In vivo activated T cells in rheumatoid synovitis. Analysis of Th1- and Th2-type cytokine production at clonal level in different stages of disease


Prof RobertoGerli Department of Clinical and Experimental Medicine, Section of Internal Medicine and Oncologic Sciences, Rheumatology Unit, Policlinico di Monteluce, I-06122 Perugia, Italy E-mail:


T-cell cytokines play a crucial role in the pathogenesis and progression of rheumatoid arthritis (RA). Their detection in the joint, however, is impaired by the complex network present in the synovium. Although many synovial T cells show signs of previous activation, only a few express interleukin (IL)-2 receptor, marker of recent activation. The aim of this study was to analyse the cytokine production by in vivo activated (IL-2R +) T cells from RA at different stages of the disease. For this purpose, T cells were isolated from peripheral blood and synovial fluid of four patients with active RA, two at the onset of the disease, one in the early phase during treatment, one in long-lasting chronic phase.

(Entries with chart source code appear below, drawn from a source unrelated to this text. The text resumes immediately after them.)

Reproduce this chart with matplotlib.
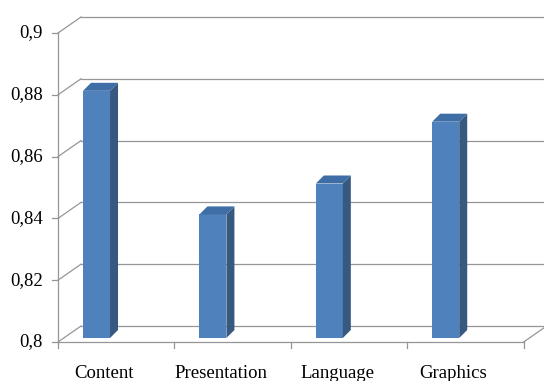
import matplotlib.pyplot as plt

categories = ['Content', 'Presentation', 'Language', 'Graphics']
values = [0.88, 0.84, 0.85, 0.87]
y_ticks = [0.8, 0.82, 0.84, 0.86, 0.88, 0.9]
y_labels = ['0,8', '0,82', '0,84', '0,86', '0,88', '0,9']

W, H = 544, 381
fig = plt.figure(figsize=(W / 100, H / 100), dpi=100)
ax = fig.add_axes([0, 0, 1, 1])
ax.set_axis_off()

# front plane: category edges at 58..523 px, 0.8..0.9 at 342..33 px
px_x = 116.4
px_y = 3090.0
ax.set_xlim(-0.5 - 58 / px_x, -0.5 + (W - 58) / px_x)
ax.set_ylim(0.8 - (H - 342) / px_y, 0.8 + 342 / px_y)


def off(dx, dy):
    # pixel offset -> data offset
    return dx / px_x, dy / px_y


grid_c = '#969696'
lw = 0.9
wdx, wdy = off(23, 16)       # depth of the walls
x0, x1 = -0.5, len(categories) - 0.5

# back wall gridlines + left wall diagonals
for v, lab in zip(y_ticks, y_labels):
    ax.plot([x0 + wdx, x1 + wdx], [v + wdy, v + wdy], color=grid_c, lw=lw, zorder=1)
    ax.plot([x0, x0 + wdx], [v, v + wdy], color=grid_c, lw=lw, zorder=1)
    tdx, _ = off(6, 0)
    ax.plot([x0 - tdx, x0], [v, v], color=grid_c, lw=lw, zorder=1)
    ax.text(x0 - off(15, 0)[0], v, lab, ha='right', va='center',
            fontsize=13.5, family='Liberation Serif', color='black')

# front axis and floor
ax.plot([x0, x0], [0.8, 0.9], color=grid_c, lw=lw, zorder=1)
ax.plot([x0, x1], [0.8, 0.8], color=grid_c, lw=lw, zorder=1)
ax.plot([x1, x1 + wdx], [0.8, 0.8 + wdy], color=grid_c, lw=lw, zorder=1)
_, tdy = off(0, 6)
for i in range(len(categories) + 1):
    ax.plot([x0 + i, x0 + i], [0.8, 0.8 - tdy], color=grid_c, lw=lw, zorder=1)

# bars
bar_l, bar_w = -0.285, off(27, 0)[0]
bdx, bdy = off(8, 8)
lift = off(0, 4)[1]
for i, (cat, v) in enumerate(zip(categories, values)):
    a = i + bar_l
    b = a + bar_w
    y0, y1 = 0.8 + lift, v + lift
    ax.fill([a, b, b, a], [y0, y0, y1, y1], color='#4F81BD', zorder=3, lw=0)
    ax.fill([b, b + bdx, b + bdx, b], [y0, y0 + bdy, y1 + bdy, y1],
            color='#37587F', zorder=3, lw=0)
    ax.fill([a, b, b + bdx, a + bdx], [y1, y1, y1 + bdy, y1 + bdy],
            color='#3F6DA5', zorder=3, lw=0)
    ax.text(i - off(12, 0)[0], 0.8 - off(0, 32)[1], cat, ha='center', va='center',
            fontsize=13.5, family='Liberation Serif', color='black')

fig.savefig('out.png', dpi=100)
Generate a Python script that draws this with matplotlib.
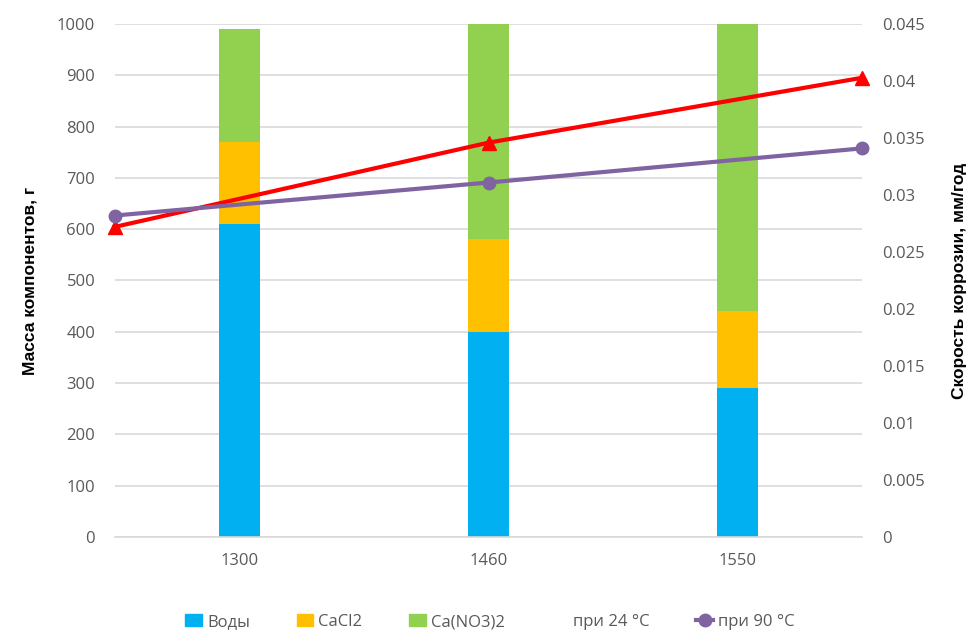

One patient was studied at the onset of the disease and 52 months later. Cells were initially expanded with a low dose of IL-2, cloned and analysed for cytokine production. The results showed a strong predominance of T helper (Th) 1 clones in the blood and a slight prevalence of Th0 clones in the joint of all the four patients. Interferon-γ and IL-2 production was higher in the long-lasting RA, whereas IL-4 synthesis was prevalent in early RA. Enrichment in IL-10-producing clones was present only in the joint of the untreated patients. The longitudinal study confirmed the differences in cytokine production between early and late phases of disease. These data confirm that RA is mainly a Th1-driven condition. However, in vivo activated synovial T cells produce also Th2-type anti-inflammatory cytokines, such as IL-4 and IL-10. The synthesis of both cytokines is a feature of the very early phase of RA, although the selective recruitment of IL-10-producing T cells is quickly lost.